To the extent romantic comedies deserve scorn it is because they treat the marriage as the ending point, rather than a starting point–assuming a “happily ever after” that even the young should recognize as a fairy tale. Further, too often, modern romantic comedies treat a woman’s search for love as a quest to be “rescued” from her circumstances as opposed to finding someone worthy of sharing her life. Marriage and child rearing are consequential and important, but they are never effortless, and rarely easy.

One of my favor recent romantic comedies ia the CW television series Crazy Ex-Girlfriend.  It embraces musical theater to highlight emotions that the characters couldn’t realistically express through traditional narrative. I also adore its attitude towards its Golden Globe best-actress winning lead character–an Ivy League educated lawyer up for partner in a powerful New York law firm who ditches an upward mobility that is making her miserable and lonely to move to a backwater Los Angeles suburb, West Covina, to pursue an unrequited high school crush. While the series is deliberately ambiguous about whether the pursuit of this crush is delusional or heroic, it is unambiguously supportive of her decision to value happiness, specifically romantic/relationship happiness, over professional success.

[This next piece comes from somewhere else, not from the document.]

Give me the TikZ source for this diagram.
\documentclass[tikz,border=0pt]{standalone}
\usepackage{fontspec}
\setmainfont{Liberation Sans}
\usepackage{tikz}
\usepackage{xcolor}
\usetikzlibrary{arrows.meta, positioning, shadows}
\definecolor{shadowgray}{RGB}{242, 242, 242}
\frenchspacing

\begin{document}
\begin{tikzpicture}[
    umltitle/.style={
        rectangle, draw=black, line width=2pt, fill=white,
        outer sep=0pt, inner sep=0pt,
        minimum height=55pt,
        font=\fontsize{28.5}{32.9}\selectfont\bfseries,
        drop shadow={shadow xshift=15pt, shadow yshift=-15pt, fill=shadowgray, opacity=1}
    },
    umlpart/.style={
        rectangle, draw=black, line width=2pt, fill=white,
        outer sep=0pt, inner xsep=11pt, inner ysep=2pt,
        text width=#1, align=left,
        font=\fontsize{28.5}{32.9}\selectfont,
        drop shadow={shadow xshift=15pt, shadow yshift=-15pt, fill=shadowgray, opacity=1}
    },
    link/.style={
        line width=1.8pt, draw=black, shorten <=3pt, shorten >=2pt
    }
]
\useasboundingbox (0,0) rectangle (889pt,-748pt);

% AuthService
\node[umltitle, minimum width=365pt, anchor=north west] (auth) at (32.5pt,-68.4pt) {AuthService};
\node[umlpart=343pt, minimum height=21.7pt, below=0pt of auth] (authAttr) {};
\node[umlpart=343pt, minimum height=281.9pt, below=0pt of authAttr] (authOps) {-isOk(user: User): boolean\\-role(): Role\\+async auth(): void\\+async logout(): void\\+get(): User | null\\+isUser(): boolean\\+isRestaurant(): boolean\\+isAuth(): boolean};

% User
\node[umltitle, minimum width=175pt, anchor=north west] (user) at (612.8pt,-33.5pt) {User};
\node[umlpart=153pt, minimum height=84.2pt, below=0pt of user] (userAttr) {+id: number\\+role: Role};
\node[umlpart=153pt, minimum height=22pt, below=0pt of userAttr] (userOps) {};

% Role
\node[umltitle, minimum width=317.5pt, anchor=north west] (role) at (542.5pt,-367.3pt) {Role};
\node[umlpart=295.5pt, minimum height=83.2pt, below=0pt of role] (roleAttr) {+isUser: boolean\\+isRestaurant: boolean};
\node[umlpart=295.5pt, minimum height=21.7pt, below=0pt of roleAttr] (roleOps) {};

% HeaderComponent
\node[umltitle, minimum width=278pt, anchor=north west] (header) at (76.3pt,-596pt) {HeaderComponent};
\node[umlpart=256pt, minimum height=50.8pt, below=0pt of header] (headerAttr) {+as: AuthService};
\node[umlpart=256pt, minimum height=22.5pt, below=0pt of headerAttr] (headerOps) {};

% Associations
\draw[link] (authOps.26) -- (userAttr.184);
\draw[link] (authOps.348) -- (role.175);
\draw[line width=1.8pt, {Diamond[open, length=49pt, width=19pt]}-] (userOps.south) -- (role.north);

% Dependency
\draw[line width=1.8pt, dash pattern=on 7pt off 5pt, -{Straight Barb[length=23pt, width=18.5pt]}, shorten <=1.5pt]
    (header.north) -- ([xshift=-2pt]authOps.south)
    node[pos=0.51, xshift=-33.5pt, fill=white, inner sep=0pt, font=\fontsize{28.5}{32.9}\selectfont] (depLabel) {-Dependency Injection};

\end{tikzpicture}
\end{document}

One reason folks love Pride and Prejudice is that Elizabeth Bennet refuses to settle for a marriage that would rescue her from the poverty that spinsterhood would potentially entail. Instead her sparing with Fitzwilliam Darcy is (unwittingly to them) a pathway to discovering whether they are truly companionable. Something similar happens in the best of Shakespeare’s romantic comedies. Historically, marriage has been a business and breeding proposition. With these works begins the concept of a “companionate marriage,” based upon mutual regard and affection–and romance. Given that this newer model of marriage is now the ideal, romantic comedies address a vital part of contemporary culture. Denigrating individual examples as bad movies is legitimate; denigrating the whole genre as “chick flicks” is not only sexism, it’s misguided sexism.

…Of course only the truly naive believe that the wedding is the beginning of eternal unending bliss. Which is why we (especially we older marrieds) have the comedy of remarriage.